问题
I'd like to create a different WindowFn
in a such way to assign Windows to any of my input elements based on another field instead of based on my input entry's timestamp. I know the pre-defined WindowFn
's from Google DataFlow SDK use the timestamp as a criteria to assign window.
More specifically I'd like to create a kind of SlidingWindows
but instead of considering timestamp as the Window assignment criteria I'd like to consider another field as that criteria.
How could I create my customised WindowFn
? What are the points that I should consider when creating my own WindowFn
?
Thanks.
回答1:
To create a new WindowFn, you just need to inherit from WindowFn or a subclass and override the various abstract methods.

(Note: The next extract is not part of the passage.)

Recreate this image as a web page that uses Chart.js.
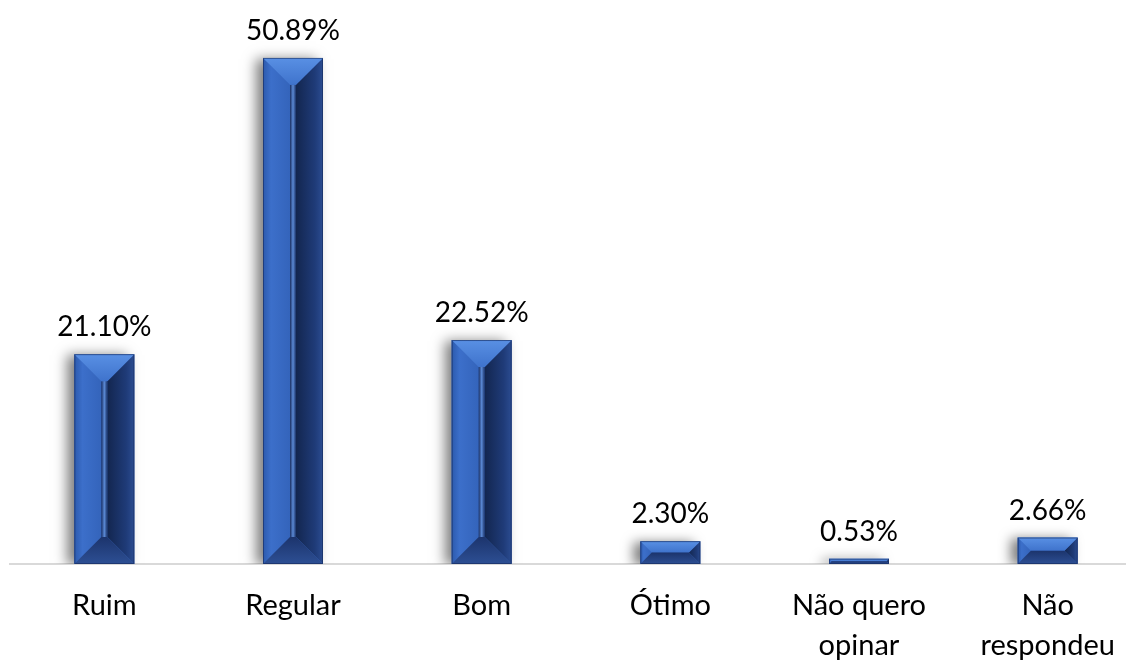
<!DOCTYPE html>
<html>
<head>
<meta charset="utf-8">
<script src="https://cdn.jsdelivr.net/npm/chart.js@4.4.1/dist/chart.umd.min.js"></script>
<style>
  html, body { margin: 0; padding: 0; background: #ffffff; overflow: hidden; }
  #wrap { width: 1142px; height: 660px; position: relative; }
</style>
</head>
<body>
<div id="wrap"><canvas id="c" width="1142" height="660"></canvas></div>
<script>
const categories = ['Ruim', 'Regular', 'Bom', 'Ótimo', ['Não quero', 'opinar'], ['Não', 'respondeu']];
const values = [21.10, 50.89, 22.52, 2.30, 0.53, 2.66];
const valueLabels = ['21.10%', '50.89%', '22.52%', '2.30%', '0.53%', '2.66%'];

const FONT = 'Lato, "Open Sans", sans-serif';

const shadowPlugin = {
  id: 'shadowPlugin',
  beforeDatasetsDraw(chart) {
    const ctx = chart.ctx;
    ctx.save();
    ctx.shadowColor = 'rgba(0,0,0,0.5)';
    ctx.shadowBlur = 12;
    ctx.shadowOffsetX = -7;
    ctx.shadowOffsetY = 1;
  },
  afterDatasetsDraw(chart) {
    const ctx = chart.ctx;
    ctx.restore();
    const meta = chart.getDatasetMeta(0);
    meta.data.forEach((el, i) => {
      const p = el.getProps(['x', 'y', 'base', 'width'], true);
      const x0 = p.x - p.width / 2, x1 = p.x + p.width / 2;
      const y0 = Math.min(p.y, p.base), y1 = Math.max(p.y, p.base);
      const h = y1 - y0;
      const b = Math.min(p.width / 2 * 0.9, h / 2);
      // left facet
      let g = ctx.createLinearGradient(x0, 0, x0 + b, 0);
      g.addColorStop(0, '#2c5aad');
      g.addColorStop(0.3, '#3c6fca');
      g.addColorStop(1, '#3464bb');
      ctx.fillStyle = g;
      ctx.beginPath();
      ctx.moveTo(x0, y0); ctx.lineTo(x0 + b, y0 + b); ctx.lineTo(x0 + b, y1 - b); ctx.lineTo(x0, y1); ctx.closePath();
      ctx.fill();
      // right facet
      g = ctx.createLinearGradient(x1 - b, 0, x1, 0);
      g.addColorStop(0, '#13264f');
      g.addColorStop(0.7, '#1f3b78');
      g.addColorStop(1, '#2b4c91');
      ctx.fillStyle = g;
      ctx.beginPath();
      ctx.moveTo(x1, y0); ctx.lineTo(x1 - b, y0 + b); ctx.lineTo(x1 - b, y1 - b); ctx.lineTo(x1, y1); ctx.closePath();
      ctx.fill();
      // center strip
      if (y1 - b > y0 + b) {
        g = ctx.createLinearGradient(x0 + b, 0, x1 - b, 0);
        g.addColorStop(0, '#1a2f62');
        g.addColorStop(0.5, '#5b8ad6');
        g.addColorStop(1, '#1b3266');
        ctx.fillStyle = g;
        ctx.fillRect(x0 + b, y0 + b, x1 - x0 - 2 * b, y1 - y0 - 2 * b);
      }
      // top facet
      g = ctx.createLinearGradient(0, y0, 0, y0 + b);
      g.addColorStop(0, '#5990e4');
      g.addColorStop(1, '#3f73cc');
      ctx.fillStyle = g;
      ctx.beginPath();
      ctx.moveTo(x0, y0); ctx.lineTo(x1, y0); ctx.lineTo(x1 - b, y0 + b); ctx.lineTo(x0 + b, y0 + b); ctx.closePath();
      ctx.fill();
      // bottom facet
      g = ctx.createLinearGradient(0, y1 - b, 0, y1);
      g.addColorStop(0, '#1c346c');
      g.addColorStop(1, '#2d4f94');
      ctx.fillStyle = g;
      ctx.beginPath();
      ctx.moveTo(x0, y1); ctx.lineTo(x1, y1); ctx.lineTo(x1 - b, y1 - b); ctx.lineTo(x0 + b, y1 - b); ctx.closePath();
      ctx.fill();
      // outline
      ctx.strokeStyle = 'rgba(20,40,90,0.6)';
      ctx.lineWidth = 1;
      ctx.strokeRect(x0 + 0.5, y0 + 0.5, p.width - 1, h - 1);
      // value label
      ctx.fillStyle = '#000000';
      ctx.font = '28px ' + FONT;
      ctx.textAlign = 'center';
      ctx.textBaseline = 'alphabetic';
      ctx.fillText(valueLabels[i], p.x, y0 - 18);
    });
  }
};

new Chart(document.getElementById('c'), {
  type: 'bar',
  data: {
    labels: categories,
    datasets: [{
      data: values,
      backgroundColor: '#3566bd',
      borderWidth: 0,
      barPercentage: 0.318,
      categoryPercentage: 1.0
    }]
  },
  options: {
    responsive: false,
    animation: false,
    devicePixelRatio: 1,
    layout: { padding: { left: 10, right: 0, top: 17, bottom: 0 } },
    plugins: { legend: { display: false }, tooltip: { enabled: false } },
    scales: {
      y: { display: false, min: 0, max: 55 },
      x: {
        grid: { display: false, drawTicks: false },
        border: { display: true, color: '#d9d9d9', width: 2 },
        ticks: {
          color: '#000000',
          font: { family: FONT, size: 29, lineHeight: 1.4 },
          padding: 21,
          maxRotation: 0,
          autoSkip: false
        },
        afterFit(scale) { scale.height = 96; }
      }
    }
  },
  plugins: [shadowPlugin]
});
</script>
</body>
</html>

In your case, you don't need window merging, so you can inherit from NonMergingWindowFn, and your code could look something like
public class MyWindowFn extends NonMergingWindowFn<ElementT, IntervalWindow> {
public Collection<W> assignWindows(AssignContext c) {
return setOfWindowsElementShouldBeIn(c.element());
}
public boolean isCompatible(WindowFn other) {
return other instanceof MyWindowFn;
}
public Coder<IntervalWindow> windowCoder() {
return IntervalWindow.getCoder();
}
public W getSideInputWindow(final BoundedWindow window) {
// You may not need this if you won't ever be using PCollections windowed
// with this as side inputs. If that's the case, just throw.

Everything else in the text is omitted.